#### [ENTRIES]
######

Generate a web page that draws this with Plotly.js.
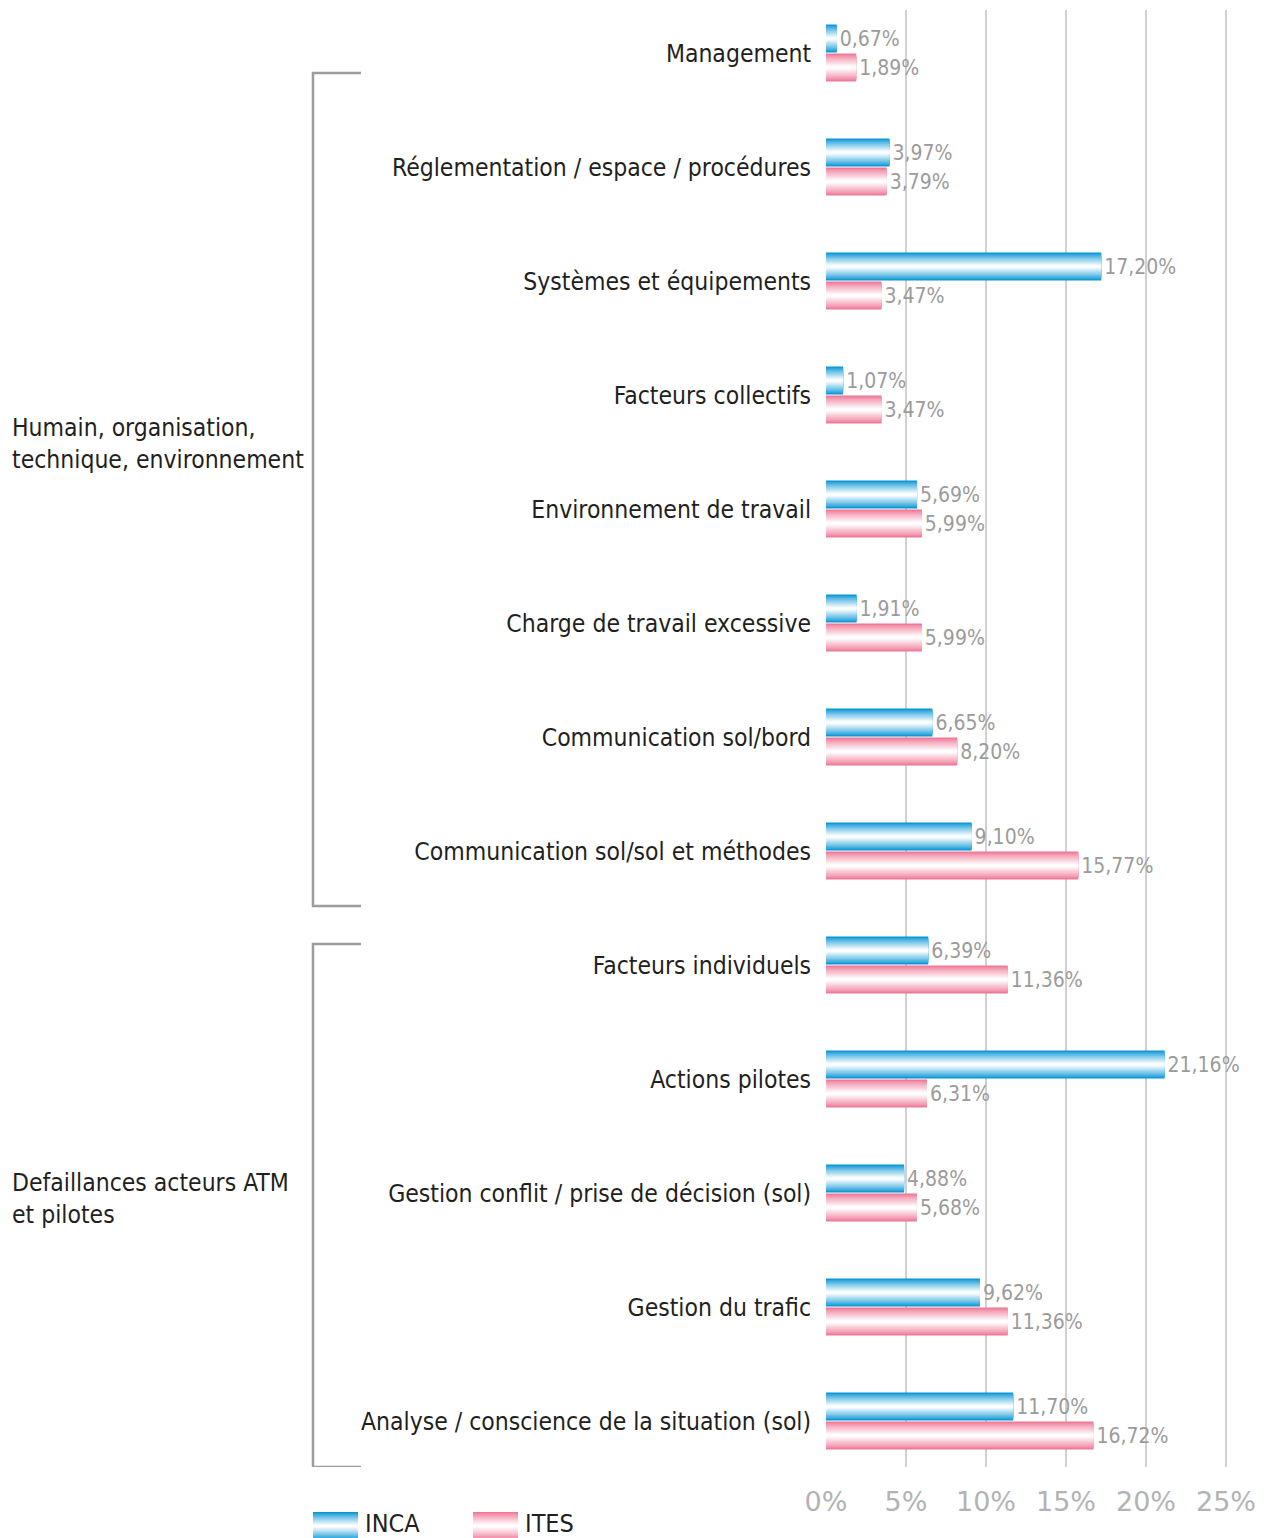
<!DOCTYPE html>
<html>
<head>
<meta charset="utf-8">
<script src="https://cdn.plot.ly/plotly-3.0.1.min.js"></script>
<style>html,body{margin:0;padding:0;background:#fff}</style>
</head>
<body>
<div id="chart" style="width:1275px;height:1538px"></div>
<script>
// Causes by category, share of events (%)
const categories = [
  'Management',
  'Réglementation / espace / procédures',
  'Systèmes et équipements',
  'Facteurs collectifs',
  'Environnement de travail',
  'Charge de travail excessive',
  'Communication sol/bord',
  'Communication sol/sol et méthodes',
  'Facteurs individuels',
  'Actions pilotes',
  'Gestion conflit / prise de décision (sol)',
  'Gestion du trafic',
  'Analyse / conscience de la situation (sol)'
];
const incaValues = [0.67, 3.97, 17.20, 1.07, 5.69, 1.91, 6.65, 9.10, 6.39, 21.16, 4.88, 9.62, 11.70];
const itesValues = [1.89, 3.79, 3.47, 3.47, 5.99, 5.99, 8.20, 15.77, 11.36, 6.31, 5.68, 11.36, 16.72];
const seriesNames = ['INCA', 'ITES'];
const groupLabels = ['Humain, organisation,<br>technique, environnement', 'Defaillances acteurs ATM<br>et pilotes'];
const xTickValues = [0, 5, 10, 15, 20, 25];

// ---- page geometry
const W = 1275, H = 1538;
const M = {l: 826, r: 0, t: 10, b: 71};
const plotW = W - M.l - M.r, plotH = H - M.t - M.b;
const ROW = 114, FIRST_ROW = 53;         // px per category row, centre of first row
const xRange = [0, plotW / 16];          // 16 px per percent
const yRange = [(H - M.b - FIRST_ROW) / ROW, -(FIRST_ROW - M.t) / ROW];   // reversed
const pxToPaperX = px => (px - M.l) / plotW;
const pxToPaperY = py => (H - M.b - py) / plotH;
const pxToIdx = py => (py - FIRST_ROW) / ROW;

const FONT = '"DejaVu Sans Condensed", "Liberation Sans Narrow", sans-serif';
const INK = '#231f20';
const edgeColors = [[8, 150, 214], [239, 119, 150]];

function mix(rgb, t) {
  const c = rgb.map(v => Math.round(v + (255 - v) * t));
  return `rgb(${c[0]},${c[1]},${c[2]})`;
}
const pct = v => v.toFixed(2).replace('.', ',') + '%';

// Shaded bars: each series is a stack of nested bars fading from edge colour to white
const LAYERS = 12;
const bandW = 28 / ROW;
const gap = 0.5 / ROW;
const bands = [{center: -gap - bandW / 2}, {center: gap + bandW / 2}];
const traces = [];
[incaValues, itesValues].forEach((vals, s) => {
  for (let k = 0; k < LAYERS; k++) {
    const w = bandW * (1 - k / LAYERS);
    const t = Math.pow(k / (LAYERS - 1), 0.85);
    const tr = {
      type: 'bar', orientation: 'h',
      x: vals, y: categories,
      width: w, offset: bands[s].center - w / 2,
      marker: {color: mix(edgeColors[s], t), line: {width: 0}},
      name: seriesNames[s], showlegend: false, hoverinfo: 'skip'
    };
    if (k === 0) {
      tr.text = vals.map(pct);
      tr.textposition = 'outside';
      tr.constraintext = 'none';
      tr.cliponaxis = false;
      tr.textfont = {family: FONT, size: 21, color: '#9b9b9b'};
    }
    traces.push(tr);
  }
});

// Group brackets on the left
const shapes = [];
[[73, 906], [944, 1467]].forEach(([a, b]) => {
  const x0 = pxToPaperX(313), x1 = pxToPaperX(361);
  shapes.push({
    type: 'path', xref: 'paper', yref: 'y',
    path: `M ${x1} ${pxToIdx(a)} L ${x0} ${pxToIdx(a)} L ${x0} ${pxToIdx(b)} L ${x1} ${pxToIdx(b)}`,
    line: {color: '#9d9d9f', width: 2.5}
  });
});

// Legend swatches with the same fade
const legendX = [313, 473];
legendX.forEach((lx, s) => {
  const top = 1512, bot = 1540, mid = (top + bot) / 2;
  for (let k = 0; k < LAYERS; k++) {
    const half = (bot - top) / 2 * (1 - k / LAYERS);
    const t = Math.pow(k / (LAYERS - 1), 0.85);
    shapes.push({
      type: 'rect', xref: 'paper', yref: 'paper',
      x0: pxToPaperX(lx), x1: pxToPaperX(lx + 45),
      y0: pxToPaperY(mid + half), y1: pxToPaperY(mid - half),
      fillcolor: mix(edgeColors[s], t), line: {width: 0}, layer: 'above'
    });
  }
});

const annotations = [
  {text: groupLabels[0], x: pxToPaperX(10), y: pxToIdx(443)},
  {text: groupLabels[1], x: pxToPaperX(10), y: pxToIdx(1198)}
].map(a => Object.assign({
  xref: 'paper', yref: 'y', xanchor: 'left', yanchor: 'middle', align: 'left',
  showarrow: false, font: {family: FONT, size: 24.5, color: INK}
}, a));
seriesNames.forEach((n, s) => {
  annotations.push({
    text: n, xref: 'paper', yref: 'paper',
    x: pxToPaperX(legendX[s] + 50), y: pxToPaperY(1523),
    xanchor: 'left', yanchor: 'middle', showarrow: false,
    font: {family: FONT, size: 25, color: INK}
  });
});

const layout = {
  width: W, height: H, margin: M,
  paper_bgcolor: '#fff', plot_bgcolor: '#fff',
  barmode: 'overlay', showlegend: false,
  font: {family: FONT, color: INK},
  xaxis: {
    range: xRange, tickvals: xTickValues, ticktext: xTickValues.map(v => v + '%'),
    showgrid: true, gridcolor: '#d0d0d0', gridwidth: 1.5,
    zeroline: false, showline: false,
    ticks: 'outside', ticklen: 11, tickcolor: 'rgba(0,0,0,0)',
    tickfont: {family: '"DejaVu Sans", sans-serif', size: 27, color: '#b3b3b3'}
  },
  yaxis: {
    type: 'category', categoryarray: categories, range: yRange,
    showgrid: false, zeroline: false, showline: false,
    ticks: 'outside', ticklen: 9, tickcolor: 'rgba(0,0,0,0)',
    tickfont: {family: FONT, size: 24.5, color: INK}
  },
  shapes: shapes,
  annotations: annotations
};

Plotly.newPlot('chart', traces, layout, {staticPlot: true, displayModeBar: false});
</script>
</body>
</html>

######

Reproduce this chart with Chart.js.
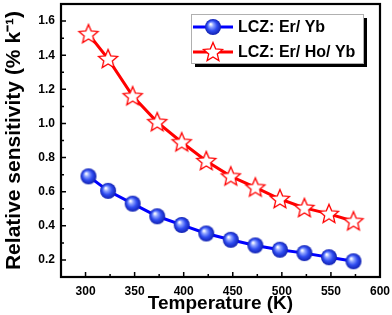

######

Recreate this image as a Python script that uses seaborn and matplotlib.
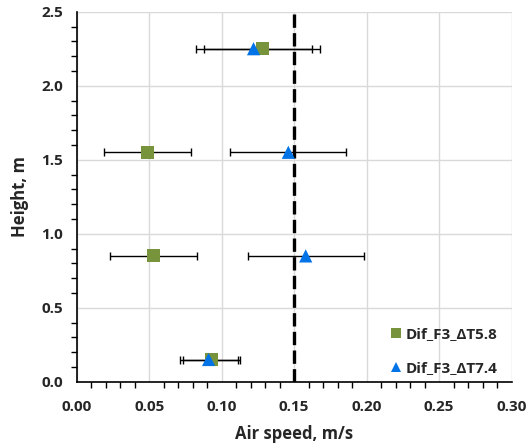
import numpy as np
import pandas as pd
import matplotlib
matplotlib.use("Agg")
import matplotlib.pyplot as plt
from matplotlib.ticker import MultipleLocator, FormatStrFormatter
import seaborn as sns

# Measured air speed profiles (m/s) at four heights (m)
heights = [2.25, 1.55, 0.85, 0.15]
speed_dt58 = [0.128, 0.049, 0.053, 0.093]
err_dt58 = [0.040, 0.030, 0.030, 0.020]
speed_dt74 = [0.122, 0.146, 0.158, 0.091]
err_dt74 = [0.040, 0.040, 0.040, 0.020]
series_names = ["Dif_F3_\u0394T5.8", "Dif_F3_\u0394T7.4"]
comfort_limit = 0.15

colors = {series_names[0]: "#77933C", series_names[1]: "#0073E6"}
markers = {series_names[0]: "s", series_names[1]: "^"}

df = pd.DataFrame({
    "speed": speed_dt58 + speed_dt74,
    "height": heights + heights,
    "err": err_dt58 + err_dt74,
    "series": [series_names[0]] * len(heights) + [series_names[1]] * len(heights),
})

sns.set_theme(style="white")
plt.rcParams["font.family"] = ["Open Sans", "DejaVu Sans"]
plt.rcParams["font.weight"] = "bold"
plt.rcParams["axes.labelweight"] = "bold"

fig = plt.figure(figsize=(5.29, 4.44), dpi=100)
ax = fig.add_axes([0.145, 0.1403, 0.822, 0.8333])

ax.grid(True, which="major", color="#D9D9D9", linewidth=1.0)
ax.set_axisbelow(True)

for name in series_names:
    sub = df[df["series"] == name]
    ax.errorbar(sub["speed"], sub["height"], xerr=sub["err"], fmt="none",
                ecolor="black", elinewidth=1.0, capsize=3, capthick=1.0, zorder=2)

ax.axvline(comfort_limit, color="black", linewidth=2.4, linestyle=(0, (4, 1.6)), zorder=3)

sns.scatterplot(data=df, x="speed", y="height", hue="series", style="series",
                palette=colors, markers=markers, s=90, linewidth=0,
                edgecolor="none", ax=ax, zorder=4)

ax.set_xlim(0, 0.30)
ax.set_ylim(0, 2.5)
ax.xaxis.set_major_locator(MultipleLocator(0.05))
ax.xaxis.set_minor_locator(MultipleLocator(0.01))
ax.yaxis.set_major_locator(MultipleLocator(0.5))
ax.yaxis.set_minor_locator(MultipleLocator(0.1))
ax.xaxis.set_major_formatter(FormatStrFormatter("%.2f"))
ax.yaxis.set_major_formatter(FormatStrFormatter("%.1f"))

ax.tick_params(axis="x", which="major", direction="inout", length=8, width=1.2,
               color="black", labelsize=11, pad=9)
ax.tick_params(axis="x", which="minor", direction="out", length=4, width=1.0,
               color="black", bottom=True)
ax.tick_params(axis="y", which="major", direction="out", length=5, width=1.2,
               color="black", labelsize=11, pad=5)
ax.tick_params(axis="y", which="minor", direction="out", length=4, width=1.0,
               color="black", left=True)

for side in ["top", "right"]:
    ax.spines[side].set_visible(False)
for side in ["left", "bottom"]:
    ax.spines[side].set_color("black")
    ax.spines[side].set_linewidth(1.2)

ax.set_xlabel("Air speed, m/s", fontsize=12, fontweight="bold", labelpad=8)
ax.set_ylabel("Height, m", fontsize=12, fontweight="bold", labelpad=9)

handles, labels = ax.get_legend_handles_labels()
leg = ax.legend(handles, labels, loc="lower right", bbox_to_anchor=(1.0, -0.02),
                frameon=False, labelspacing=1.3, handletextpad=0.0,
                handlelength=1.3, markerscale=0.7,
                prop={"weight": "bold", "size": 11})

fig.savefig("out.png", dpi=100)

######

#### [THE REQUEST]
Repeat exactly the lines above, from the line that contains "Generate a web" down through the line that contains "const xTickValues = [0, 5, 10, 15, 20, 25];". Include both of those lines and none of the pictures.

#### [ANSWER TO THE TASK]
Generate a web page that draws this with Plotly.js.
<!DOCTYPE html>
<html>
<head>
<meta charset="utf-8">
<script src="https://cdn.plot.ly/plotly-3.0.1.min.js"></script>
<style>html,body{margin:0;padding:0;background:#fff}</style>
</head>
<body>
<div id="chart" style="width:1275px;height:1538px"></div>
<script>
// Causes by category, share of events (%)
const categories = [
  'Management',
  'Réglementation / espace / procédures',
  'Systèmes et équipements',
  'Facteurs collectifs',
  'Environnement de travail',
  'Charge de travail excessive',
  'Communication sol/bord',
  'Communication sol/sol et méthodes',
  'Facteurs individuels',
  'Actions pilotes',
  'Gestion conflit / prise de décision (sol)',
  'Gestion du trafic',
  'Analyse / conscience de la situation (sol)'
];
const incaValues = [0.67, 3.97, 17.20, 1.07, 5.69, 1.91, 6.65, 9.10, 6.39, 21.16, 4.88, 9.62, 11.70];
const itesValues = [1.89, 3.79, 3.47, 3.47, 5.99, 5.99, 8.20, 15.77, 11.36, 6.31, 5.68, 11.36, 16.72];
const seriesNames = ['INCA', 'ITES'];
const groupLabels = ['Humain, organisation,<br>technique, environnement', 'Defaillances acteurs ATM<br>et pilotes'];
const xTickValues = [0, 5, 10, 15, 20, 25];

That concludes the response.